Restaurant information
- Previous owner: Pasquale Parolisi
- Food type: Italian
- Location: 71 Bradford St, Providence, Providence County, Rhode Island, 02903, US
- Coordinates: 41°49′22″N 71°25′18″W﻿ / ﻿41.822778°N 71.421667°W
- Website: Camille's website

= Camille's (Providence, Rhode Island) =

Italian restaurant in Providence Rhode Island

Camille's is the oldest Italian restaurant in Rhode Island, located in Federal Hill, Providence, Rhode Island. Camille's has been open since 1914 when it was known as Marconi’s.

They are known as the best Mafia restaurant in America.

==History==
In 1914 Camille's opened for business under the name Marconi's. In 1919 The restaurant changed ownership, name and location when Pasquale Parolisi bought the restaurant. In 1952, Jack and Camille, his son and daughter-in-law, inherited the restaurant. Camille's is the second oldest family owned restaurant in the US.

The restaurant is housed in what was a former mansion. Camille's may have been the first restaurant to feature fried calamari.

==Reception==
Camille's was honored with an Award of Excellence from Wine Spectator.

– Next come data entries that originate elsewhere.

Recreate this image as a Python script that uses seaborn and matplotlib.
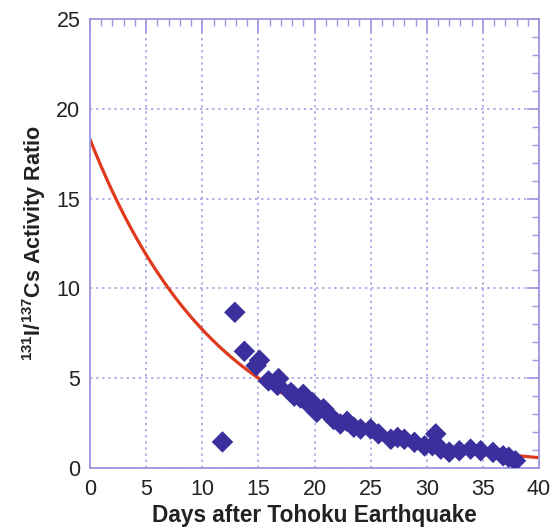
import numpy as np
import pandas as pd
import matplotlib
matplotlib.use("Agg")
import matplotlib.pyplot as plt
from matplotlib.ticker import MultipleLocator
import seaborn as sns

# Measured data points (days, 131I/137Cs ratio)
days = [11.8, 12.9, 13.75, 14.8, 15.1, 15.9, 16.7, 16.8, 17.9, 18.2, 18.75, 19.0,
        19.3, 19.8, 20.2, 20.8, 21.7, 22.3, 22.9, 23.5, 24.1, 25.0, 25.7, 26.8,
        27.4, 28.0, 28.9, 29.8, 30.5, 30.8, 31.25, 32.0, 32.9, 33.9, 34.8, 35.9,
        36.8, 37.3, 37.9]
ratio = [1.45, 8.67, 6.5, 5.7, 6.0, 4.85, 4.6, 4.98, 4.2, 4.0, 3.9, 4.1,
         3.67, 3.65, 3.1, 3.3, 2.7, 2.45, 2.6, 2.27, 2.17, 2.17, 1.9, 1.6,
         1.7, 1.6, 1.43, 1.23, 1.24, 1.9, 1.05, 0.88, 0.96, 1.05, 0.96, 0.87,
         0.68, 0.6, 0.4]

# Decay model curve parameters
initial_ratio = 18.3
half_life_days = 8.02

x_ticks = [0, 5, 10, 15, 20, 25, 30, 35, 40]
y_ticks = [0, 5, 10, 15, 20, 25]

sns.set_theme(style="white")
plt.rcParams['font.family'] = ['Liberation Sans', 'DejaVu Sans']
plt.rcParams['mathtext.fontset'] = 'custom'
plt.rcParams['mathtext.rm'] = 'Liberation Sans'
plt.rcParams['mathtext.bf'] = 'Liberation Sans:bold'

spine_c = '#9c97e0'
fig = plt.figure(figsize=(5.54, 5.30), dpi=100)
ax = fig.add_axes([0.1625, 0.117, 0.8105, 0.847])

curve_x = np.linspace(0, 40, 400)
curve_df = pd.DataFrame({'day': curve_x,
                         'ratio': initial_ratio * 0.5 ** (curve_x / half_life_days)})
sns.lineplot(data=curve_df, x='day', y='ratio', ax=ax, color='#e03a1e', lw=2.3, zorder=2)

pts = pd.DataFrame({'day': days, 'ratio': ratio})
sns.scatterplot(data=pts, x='day', y='ratio', ax=ax, marker='D', s=120,
                color='#3a2f9c', edgecolor='none', zorder=3)

ax.set_xlim(0, 40)
ax.set_ylim(0, 25)
ax.set_xticks(x_ticks)
ax.set_yticks(y_ticks)
ax.xaxis.set_minor_locator(MultipleLocator(1))
ax.yaxis.set_minor_locator(MultipleLocator(1))
ax.grid(True, which='major', color=spine_c, linestyle=(0, (1.5, 2.5)), lw=1.1)
ax.tick_params(which='both', direction='in', top=True, right=True,
               color=spine_c, labelsize=15.5, labelcolor='#222222')
ax.tick_params(which='major', length=9, width=1.2)
ax.tick_params(axis='x', which='major', pad=8)
ax.tick_params(axis='y', which='major', pad=7)
ax.tick_params(which='minor', length=5, width=1.0)
for s in ax.spines.values():
    s.set_color(spine_c)
    s.set_linewidth(1.3)

ax.set_xlabel('Days after Tohoku Earthquake', fontsize=16.3, fontweight='bold',
              color='#222222', labelpad=3)
ax.set_ylabel(r'$\mathbf{^{131}I/^{137}Cs}$ Activity Ratio', fontsize=15.5,
              fontweight='bold', color='#222222', labelpad=6)

fig.savefig('out.png', dpi=100)
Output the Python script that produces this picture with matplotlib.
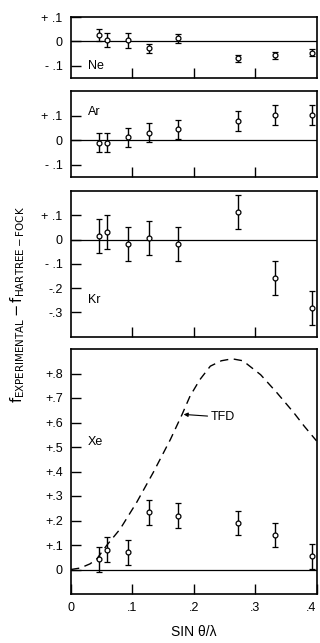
import matplotlib
matplotlib.use("Agg")
import matplotlib.pyplot as plt

# sin(theta)/lambda positions of the measurements
x = [0.046, 0.058, 0.093, 0.127, 0.175, 0.272, 0.332, 0.392]

ne_y = [0.026, 0.005, 0.004, -0.029, 0.012, -0.069, -0.057, -0.046]
ne_err = [0.024, 0.028, 0.030, 0.020, 0.020, 0.015, 0.015, 0.015]

ar_y = [-0.010, -0.010, 0.011, 0.031, 0.044, 0.079, 0.102, 0.102]
ar_err = [0.04, 0.04, 0.04, 0.04, 0.04, 0.04, 0.04, 0.04]

kr_y = [0.016, 0.033, -0.018, 0.005, -0.020, 0.115, -0.157, -0.281]
kr_err = [0.07, 0.07, 0.07, 0.07, 0.07, 0.07, 0.07, 0.07]

xe_y = [0.041, 0.081, 0.070, 0.233, 0.220, 0.190, 0.141, 0.054]
xe_err = [0.05, 0.05, 0.05, 0.05, 0.05, 0.05, 0.05, 0.05]

# Thomas-Fermi-Dirac curve (Xe)
tfd_x = [0.0, 0.015, 0.031, 0.042, 0.058, 0.080, 0.107, 0.134, 0.162, 0.181, 0.194,
         0.21, 0.227, 0.245, 0.2626, 0.28, 0.309, 0.336, 0.363, 0.38, 0.40]
tfd_y = [0.0, 0.006, 0.023, 0.043, 0.098, 0.165, 0.274, 0.396, 0.531, 0.633, 0.708,
         0.775, 0.83, 0.852, 0.86, 0.852, 0.795, 0.72, 0.64, 0.585, 0.525]

panels = [
    ("Ne", ne_y, ne_err, (-0.15, 0.1), [0.1, 0, -0.1], ["+ .1", "0", "- .1"], (0.028, -0.1)),
    ("Ar", ar_y, ar_err, (-0.15, 0.2), [0.1, 0, -0.1], ["+ .1", "0", "- .1"], (0.028, 0.115)),
    ("Kr", kr_y, kr_err, (-0.4, 0.2), [0.1, 0, -0.1, -0.2, -0.3],
     ["+ .1", "0", "- .1", "-.2", "-.3"], (0.028, -0.25)),
    ("Xe", xe_y, xe_err, (-0.1, 0.9), [0.8, 0.7, 0.6, 0.5, 0.4, 0.3, 0.2, 0.1, 0],
     ["+.8", "+.7", "+.6", "+.5", "+.4", "+.3", "+.2", "+.1", "0"], (0.028, 0.52)),
]

# panel boxes in pixels (top, bottom) for a 320x643 figure
boxes = [(17, 78), (91, 177), (191, 336.7), (349, 594)]

plt.rcParams['font.family'] = ['Liberation Sans', 'DejaVu Sans']
fig = plt.figure(figsize=(3.2, 6.43), dpi=100)

left = 71 / 320
width = (316.5 - 71) / 320

for (name, y, err, ylim, yt, ytl, lab), (top, bot) in zip(panels, boxes):
    ax = fig.add_axes([left, 1 - bot / 643, width, (bot - top) / 643])
    ax.axhline(0, color='black', lw=0.9)
    ax.errorbar(x, y, yerr=err, fmt='o', ms=3.5, mfc='white', mec='black', mew=0.9,
                ecolor='black', elinewidth=1.0, capsize=2.2, capthick=1.0)
    if name == "Xe":
        ax.plot(tfd_x, tfd_y, color='black', lw=1.0, dashes=(6, 4))
        ax.annotate("TFD", xy=(0.1835, 0.633), xytext=(0.227, 0.622),
                    fontsize=9, va='center',
                    arrowprops=dict(arrowstyle='-|>', color='black', lw=0.8,
                                    mutation_scale=6, shrinkA=0, shrinkB=0))
        ax.set_xticks([0, 0.1, 0.2, 0.3, 0.4])
        ax.set_xticklabels(["0", ".1", ".2", ".3", ".4"])
        ax.get_xticklabels()[-1].set_ha('right')
        ax.set_xlabel("SIN θ/λ", fontsize=10, labelpad=8)
    else:
        ax.set_xticks([0.1, 0.2, 0.3])
        ax.set_xticklabels([])
    ax.text(lab[0], lab[1], name, fontsize=9, va='center')
    ax.set_xlim(0, 0.4)
    ax.set_ylim(*ylim)
    ax.set_yticks(yt)
    ax.set_yticklabels(ytl)
    ax.tick_params(direction='in', length=7, width=1.0, labelsize=9, pad=6,
                   top=False, right=False)
    for s in ax.spines.values():
        s.set_linewidth(1.2)

fig.text(0.055, 0.526,
         r"$\mathsf{f}_{\mathsf{EXPERIMENTAL}}\,\mathsf{-}\,\mathsf{f}_{\mathsf{HARTREE-FOCK}}$",
         rotation=90, fontsize=10.5, ha='center', va='center')

fig.savefig("out.png", dpi=100)
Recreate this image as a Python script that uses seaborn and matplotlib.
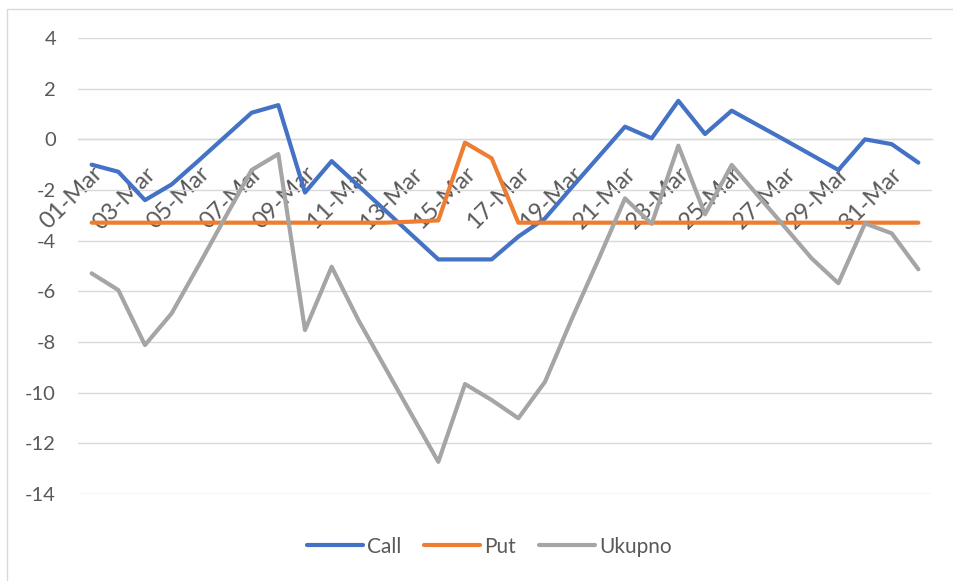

The Phoenix said “Camille's exudes duende, the rare place that's pure Rhode Island with a dash of Las Vegas, the kind of joint where Frank Sinatra would have felt right at home.”

In fact, Sinatra was supposedly a big fan of their Italian wedding soup. Other famous customers include several US Presidents including John F. Kennedy and his son, Lyndon B. Johnson, Jimmy Carter and Gerald Ford; Jane Fonda, Yoko Ono as well as members of Aerosmith and Led Zeppelin.

Mafia boss Raymond L. S. Patriarca was a frequent customer.